Only the lines from the top of the listing below to the line that has "const FONT = 'Liberation" should be echoed, with both ends kept and pictures left out.

[DATA EXCERPT]
________________
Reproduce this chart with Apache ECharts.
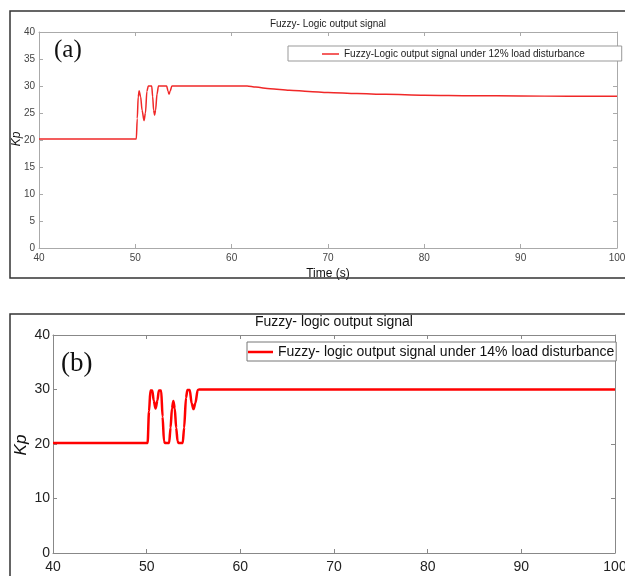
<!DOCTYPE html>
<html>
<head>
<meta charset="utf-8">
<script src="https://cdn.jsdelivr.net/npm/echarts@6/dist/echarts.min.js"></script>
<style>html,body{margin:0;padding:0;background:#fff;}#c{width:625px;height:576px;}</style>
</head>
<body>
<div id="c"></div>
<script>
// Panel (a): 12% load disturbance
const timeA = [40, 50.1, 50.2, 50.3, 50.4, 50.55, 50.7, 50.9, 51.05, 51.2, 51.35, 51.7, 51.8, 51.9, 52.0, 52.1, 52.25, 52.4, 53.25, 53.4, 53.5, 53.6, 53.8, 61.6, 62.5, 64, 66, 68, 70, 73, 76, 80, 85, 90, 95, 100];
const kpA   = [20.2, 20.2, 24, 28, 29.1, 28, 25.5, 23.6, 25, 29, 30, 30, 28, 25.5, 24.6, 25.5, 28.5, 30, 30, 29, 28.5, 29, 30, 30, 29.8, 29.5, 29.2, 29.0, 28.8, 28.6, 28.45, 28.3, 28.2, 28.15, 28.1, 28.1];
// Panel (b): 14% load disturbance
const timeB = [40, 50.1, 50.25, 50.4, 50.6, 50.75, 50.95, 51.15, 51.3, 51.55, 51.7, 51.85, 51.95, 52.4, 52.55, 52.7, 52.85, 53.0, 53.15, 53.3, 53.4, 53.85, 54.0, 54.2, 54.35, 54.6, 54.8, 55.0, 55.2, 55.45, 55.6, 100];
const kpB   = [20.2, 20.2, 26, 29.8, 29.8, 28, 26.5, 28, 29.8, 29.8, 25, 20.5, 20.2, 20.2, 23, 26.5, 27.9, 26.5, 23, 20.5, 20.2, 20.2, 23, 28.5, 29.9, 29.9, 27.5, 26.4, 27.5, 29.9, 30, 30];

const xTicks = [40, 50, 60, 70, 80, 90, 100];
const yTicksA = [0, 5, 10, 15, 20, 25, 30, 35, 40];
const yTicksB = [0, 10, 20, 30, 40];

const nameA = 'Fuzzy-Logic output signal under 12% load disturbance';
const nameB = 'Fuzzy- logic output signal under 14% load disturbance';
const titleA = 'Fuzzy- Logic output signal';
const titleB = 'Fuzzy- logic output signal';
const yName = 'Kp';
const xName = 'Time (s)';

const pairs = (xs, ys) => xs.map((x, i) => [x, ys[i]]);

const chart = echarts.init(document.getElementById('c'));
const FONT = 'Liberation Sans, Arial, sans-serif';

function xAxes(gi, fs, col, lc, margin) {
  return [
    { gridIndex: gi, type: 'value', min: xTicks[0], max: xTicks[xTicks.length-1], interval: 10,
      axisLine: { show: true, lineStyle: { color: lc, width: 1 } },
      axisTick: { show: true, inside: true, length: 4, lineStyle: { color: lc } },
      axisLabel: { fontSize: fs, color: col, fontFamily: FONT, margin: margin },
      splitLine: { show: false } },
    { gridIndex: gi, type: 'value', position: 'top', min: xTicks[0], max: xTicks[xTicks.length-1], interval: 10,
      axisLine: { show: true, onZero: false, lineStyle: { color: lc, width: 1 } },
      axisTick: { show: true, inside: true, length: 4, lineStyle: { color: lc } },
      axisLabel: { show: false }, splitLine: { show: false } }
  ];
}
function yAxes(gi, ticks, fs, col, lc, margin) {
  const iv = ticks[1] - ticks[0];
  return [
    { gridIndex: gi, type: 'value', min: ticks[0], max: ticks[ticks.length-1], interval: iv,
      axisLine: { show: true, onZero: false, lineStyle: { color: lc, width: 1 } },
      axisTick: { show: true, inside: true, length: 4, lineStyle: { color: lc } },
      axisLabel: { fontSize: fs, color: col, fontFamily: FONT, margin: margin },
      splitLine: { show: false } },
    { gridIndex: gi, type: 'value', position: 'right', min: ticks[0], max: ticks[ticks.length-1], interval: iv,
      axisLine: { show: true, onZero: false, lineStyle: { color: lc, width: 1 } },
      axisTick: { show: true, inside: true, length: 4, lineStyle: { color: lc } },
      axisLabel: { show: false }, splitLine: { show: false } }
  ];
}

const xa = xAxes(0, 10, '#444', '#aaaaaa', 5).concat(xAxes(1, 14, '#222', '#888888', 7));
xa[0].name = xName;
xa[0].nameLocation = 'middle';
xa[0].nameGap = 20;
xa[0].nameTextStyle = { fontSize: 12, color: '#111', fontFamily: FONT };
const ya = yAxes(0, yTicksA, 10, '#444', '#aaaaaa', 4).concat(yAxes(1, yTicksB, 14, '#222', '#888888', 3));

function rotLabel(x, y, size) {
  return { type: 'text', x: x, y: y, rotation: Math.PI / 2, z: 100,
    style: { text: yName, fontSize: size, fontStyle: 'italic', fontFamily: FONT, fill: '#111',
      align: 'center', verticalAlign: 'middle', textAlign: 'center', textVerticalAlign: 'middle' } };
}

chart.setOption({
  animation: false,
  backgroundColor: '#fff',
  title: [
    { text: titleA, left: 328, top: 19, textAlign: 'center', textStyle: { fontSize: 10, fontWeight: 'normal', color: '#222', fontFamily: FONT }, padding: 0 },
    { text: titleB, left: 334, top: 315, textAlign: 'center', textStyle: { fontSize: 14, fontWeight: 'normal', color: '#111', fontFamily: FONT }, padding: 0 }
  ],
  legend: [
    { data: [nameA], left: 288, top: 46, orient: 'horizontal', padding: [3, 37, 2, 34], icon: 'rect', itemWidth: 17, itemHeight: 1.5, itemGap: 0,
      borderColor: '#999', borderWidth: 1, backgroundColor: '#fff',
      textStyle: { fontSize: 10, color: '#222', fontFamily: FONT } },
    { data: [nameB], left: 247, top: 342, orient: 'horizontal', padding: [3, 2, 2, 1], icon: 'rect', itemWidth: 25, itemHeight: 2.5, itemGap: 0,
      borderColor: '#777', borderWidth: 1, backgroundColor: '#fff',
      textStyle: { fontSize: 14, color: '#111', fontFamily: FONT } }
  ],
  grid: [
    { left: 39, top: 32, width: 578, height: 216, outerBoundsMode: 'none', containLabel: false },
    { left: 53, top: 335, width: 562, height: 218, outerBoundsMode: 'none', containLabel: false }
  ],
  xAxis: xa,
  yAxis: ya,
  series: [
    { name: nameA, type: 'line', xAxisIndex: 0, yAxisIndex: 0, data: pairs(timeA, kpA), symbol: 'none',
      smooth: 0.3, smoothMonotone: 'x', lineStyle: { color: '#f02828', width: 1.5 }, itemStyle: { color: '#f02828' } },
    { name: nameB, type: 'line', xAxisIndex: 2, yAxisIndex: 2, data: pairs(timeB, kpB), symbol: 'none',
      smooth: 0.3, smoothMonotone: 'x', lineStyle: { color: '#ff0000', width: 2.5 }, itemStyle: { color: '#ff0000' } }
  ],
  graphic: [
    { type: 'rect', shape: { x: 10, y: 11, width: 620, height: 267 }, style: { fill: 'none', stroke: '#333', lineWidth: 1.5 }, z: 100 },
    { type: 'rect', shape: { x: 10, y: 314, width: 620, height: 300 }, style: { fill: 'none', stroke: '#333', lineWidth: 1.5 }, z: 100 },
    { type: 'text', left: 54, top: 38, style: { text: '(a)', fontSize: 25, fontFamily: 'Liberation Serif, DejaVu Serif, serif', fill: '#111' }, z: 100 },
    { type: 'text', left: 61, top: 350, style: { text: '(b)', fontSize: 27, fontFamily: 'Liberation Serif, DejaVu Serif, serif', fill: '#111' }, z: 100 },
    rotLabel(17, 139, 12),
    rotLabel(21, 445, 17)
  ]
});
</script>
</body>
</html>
________________
[ANSWER TO THIS PROBLEM]
Reproduce this chart with Apache ECharts.
<!DOCTYPE html>
<html>
<head>
<meta charset="utf-8">
<script src="https://cdn.jsdelivr.net/npm/echarts@6/dist/echarts.min.js"></script>
<style>html,body{margin:0;padding:0;background:#fff;}#c{width:625px;height:576px;}</style>
</head>
<body>
<div id="c"></div>
<script>
// Panel (a): 12% load disturbance
const timeA = [40, 50.1, 50.2, 50.3, 50.4, 50.55, 50.7, 50.9, 51.05, 51.2, 51.35, 51.7, 51.8, 51.9, 52.0, 52.1, 52.25, 52.4, 53.25, 53.4, 53.5, 53.6, 53.8, 61.6, 62.5, 64, 66, 68, 70, 73, 76, 80, 85, 90, 95, 100];
const kpA   = [20.2, 20.2, 24, 28, 29.1, 28, 25.5, 23.6, 25, 29, 30, 30, 28, 25.5, 24.6, 25.5, 28.5, 30, 30, 29, 28.5, 29, 30, 30, 29.8, 29.5, 29.2, 29.0, 28.8, 28.6, 28.45, 28.3, 28.2, 28.15, 28.1, 28.1];
// Panel (b): 14% load disturbance
const timeB = [40, 50.1, 50.25, 50.4, 50.6, 50.75, 50.95, 51.15, 51.3, 51.55, 51.7, 51.85, 51.95, 52.4, 52.55, 52.7, 52.85, 53.0, 53.15, 53.3, 53.4, 53.85, 54.0, 54.2, 54.35, 54.6, 54.8, 55.0, 55.2, 55.45, 55.6, 100];
const kpB   = [20.2, 20.2, 26, 29.8, 29.8, 28, 26.5, 28, 29.8, 29.8, 25, 20.5, 20.2, 20.2, 23, 26.5, 27.9, 26.5, 23, 20.5, 20.2, 20.2, 23, 28.5, 29.9, 29.9, 27.5, 26.4, 27.5, 29.9, 30, 30];

const xTicks = [40, 50, 60, 70, 80, 90, 100];
const yTicksA = [0, 5, 10, 15, 20, 25, 30, 35, 40];
const yTicksB = [0, 10, 20, 30, 40];

const nameA = 'Fuzzy-Logic output signal under 12% load disturbance';
const nameB = 'Fuzzy- logic output signal under 14% load disturbance';
const titleA = 'Fuzzy- Logic output signal';
const titleB = 'Fuzzy- logic output signal';
const yName = 'Kp';
const xName = 'Time (s)';

const pairs = (xs, ys) => xs.map((x, i) => [x, ys[i]]);

const chart = echarts.init(document.getElementById('c'));
const FONT = 'Liberation Sans, Arial, sans-serif';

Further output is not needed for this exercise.